How to Get Your First 5-Star Reviews as a Host
Your first five-star reviews matter because they teach future guests what it feels like to book your cage. A new host may have great netting, clean turf, and fair pricing, but guests still look for proof. Reviews provide that proof. They reduce uncertainty, answer small trust questions, and help a listing stand out when families compare practice options.
The fastest way to earn strong reviews is not to beg for them. It is to run the first few bookings with unusual care. Make the listing accurate, communicate clearly, prepare the space, and follow up at the right time. That is the foundation of the CageList host success playbook.
Set expectations before the booking
Five-star reviews begin before the guest arrives. The listing should match reality: cage length, surface, lighting, machine availability, balls, bathrooms, parking, and any limits. If a guest books expecting a full facility and finds a backyard tunnel with no restroom, the review will reflect the mismatch even if the cage itself is useful.
Use strong photos and direct copy. If you need help, start with photos that get bookings and listing copy that gets booked. Honest detail creates better-fit bookings, and better-fit bookings create better reviews.

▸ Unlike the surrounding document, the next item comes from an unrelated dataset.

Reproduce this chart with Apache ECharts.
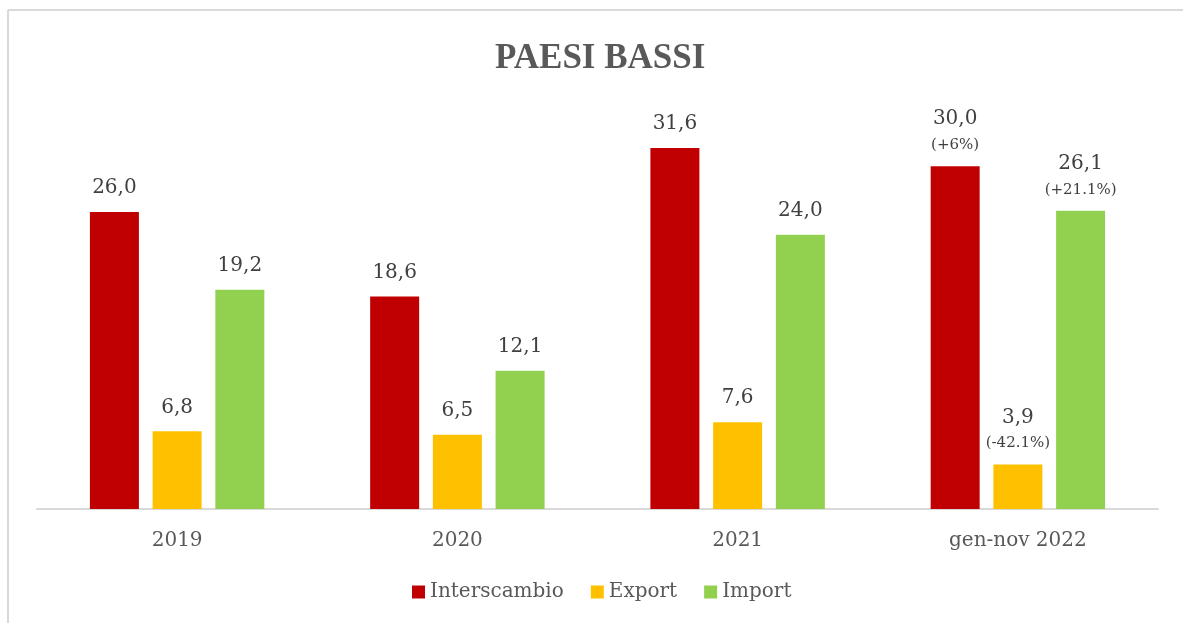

Over-communicate the first time
New guests do not know your property. Send clear arrival instructions, parking notes, equipment details, and a friendly reminder of rules. If the booking is weather-sensitive, tell them how you handle delays. If the session requires a gate code or check-in, send it with enough time for the guest to read it before driving.
The tone should be helpful and calm. A message like "We are excited to host you. Park on the gravel pad, enter through the side gate, and text me if anything looks unclear" builds trust. For a fuller template, use arrival instructions guests love.
Make the space feel ready
Guests notice small signs of preparation. Balls in buckets, tees upright, lights working, turf clear, netting checked, and trash removed all say the host cares. If a machine is included, test it before the booking. If the cage is self-serve, make the start process obvious.

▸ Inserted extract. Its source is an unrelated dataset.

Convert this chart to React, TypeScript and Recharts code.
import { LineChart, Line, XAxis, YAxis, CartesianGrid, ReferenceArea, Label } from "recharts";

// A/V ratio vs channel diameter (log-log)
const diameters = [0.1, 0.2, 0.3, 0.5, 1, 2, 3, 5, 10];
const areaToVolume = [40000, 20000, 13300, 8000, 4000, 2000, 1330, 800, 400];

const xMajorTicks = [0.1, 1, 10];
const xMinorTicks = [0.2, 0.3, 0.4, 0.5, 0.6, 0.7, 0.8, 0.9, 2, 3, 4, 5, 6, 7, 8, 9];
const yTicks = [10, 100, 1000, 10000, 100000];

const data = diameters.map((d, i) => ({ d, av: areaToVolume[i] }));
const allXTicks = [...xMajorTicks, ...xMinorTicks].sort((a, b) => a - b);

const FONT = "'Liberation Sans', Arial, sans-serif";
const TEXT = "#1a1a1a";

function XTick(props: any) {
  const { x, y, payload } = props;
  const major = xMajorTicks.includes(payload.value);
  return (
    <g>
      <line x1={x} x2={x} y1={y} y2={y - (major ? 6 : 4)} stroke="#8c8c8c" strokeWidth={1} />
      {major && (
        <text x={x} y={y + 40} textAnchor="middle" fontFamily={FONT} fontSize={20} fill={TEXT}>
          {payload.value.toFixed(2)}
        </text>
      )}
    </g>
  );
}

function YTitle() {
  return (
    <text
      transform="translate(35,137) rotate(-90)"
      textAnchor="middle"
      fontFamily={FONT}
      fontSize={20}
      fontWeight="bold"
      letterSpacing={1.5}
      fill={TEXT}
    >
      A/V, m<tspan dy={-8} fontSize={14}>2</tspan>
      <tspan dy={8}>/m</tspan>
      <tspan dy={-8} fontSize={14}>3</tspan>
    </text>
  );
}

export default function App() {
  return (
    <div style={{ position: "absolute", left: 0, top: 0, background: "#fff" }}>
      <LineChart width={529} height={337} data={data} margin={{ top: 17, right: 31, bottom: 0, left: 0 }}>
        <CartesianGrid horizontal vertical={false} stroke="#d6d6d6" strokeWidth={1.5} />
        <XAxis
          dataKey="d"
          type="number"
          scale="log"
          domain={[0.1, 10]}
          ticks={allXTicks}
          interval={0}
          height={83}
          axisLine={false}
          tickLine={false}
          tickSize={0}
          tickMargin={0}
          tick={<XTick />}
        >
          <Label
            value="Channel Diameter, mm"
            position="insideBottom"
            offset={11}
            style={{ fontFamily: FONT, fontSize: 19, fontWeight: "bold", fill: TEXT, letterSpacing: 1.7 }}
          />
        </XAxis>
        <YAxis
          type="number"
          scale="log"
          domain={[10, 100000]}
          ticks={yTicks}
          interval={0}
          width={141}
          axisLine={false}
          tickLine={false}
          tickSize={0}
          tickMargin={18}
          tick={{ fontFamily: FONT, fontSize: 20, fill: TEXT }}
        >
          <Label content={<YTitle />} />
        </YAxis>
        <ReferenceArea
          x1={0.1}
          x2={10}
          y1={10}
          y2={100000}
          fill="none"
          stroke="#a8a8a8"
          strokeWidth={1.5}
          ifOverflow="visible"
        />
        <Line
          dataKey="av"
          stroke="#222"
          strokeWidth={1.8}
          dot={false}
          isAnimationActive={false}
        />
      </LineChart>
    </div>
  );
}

Do not promise perfection you cannot maintain. Promise cleanliness, safety, and clarity. A simple backyard cage can earn five stars if it delivers exactly what the guest expected and the host is responsive.
Ask for feedback, then ask for the review
After the session, send a short note: "Thanks for booking. I hope the cage worked well for your practice. If anything would make the next visit smoother, I would love to know." This gives the guest a chance to mention a small issue privately. If the response is positive, ask them to leave an honest review.
Do not pressure guests or script fake praise. Reviews should reflect real experiences. Hosts should use feedback to improve the listing, not just to collect stars. For deeper review strategy, see host reviews and ratings.
Recover well when something goes wrong
The first few bookings may reveal problems: a confusing gate, dim lighting, missing balls, or a timing conflict. Respond quickly, own the issue, and fix the instruction or setup before the next guest. Many guests still leave strong reviews when the host handles a problem honestly.
Keep a simple launch checklist for the first month: inspect the cage, test equipment, confirm instructions, message the guest, review feedback, and update the listing. Pair that checklist with your first 30 days as a host so early reviews become part of a repeatable operating rhythm.
New hosts can also learn by searching active cage rentals from the guest side. Notice which listings make trust obvious before the first review: clear photos, direct rules, and simple booking details.
FAQ
When should hosts ask for a review?
Ask shortly after a successful session, after you have thanked the guest and invited private feedback on anything that could improve.
Can a new host get booked without reviews?
Yes, but the listing needs strong photos, clear details, fair pricing, and responsive communication to offset the lack of social proof.
What hurts early reviews most?
Expectation mismatch. Guests are usually forgiving of simple spaces, but not of surprises around access, equipment, safety, or cleanliness.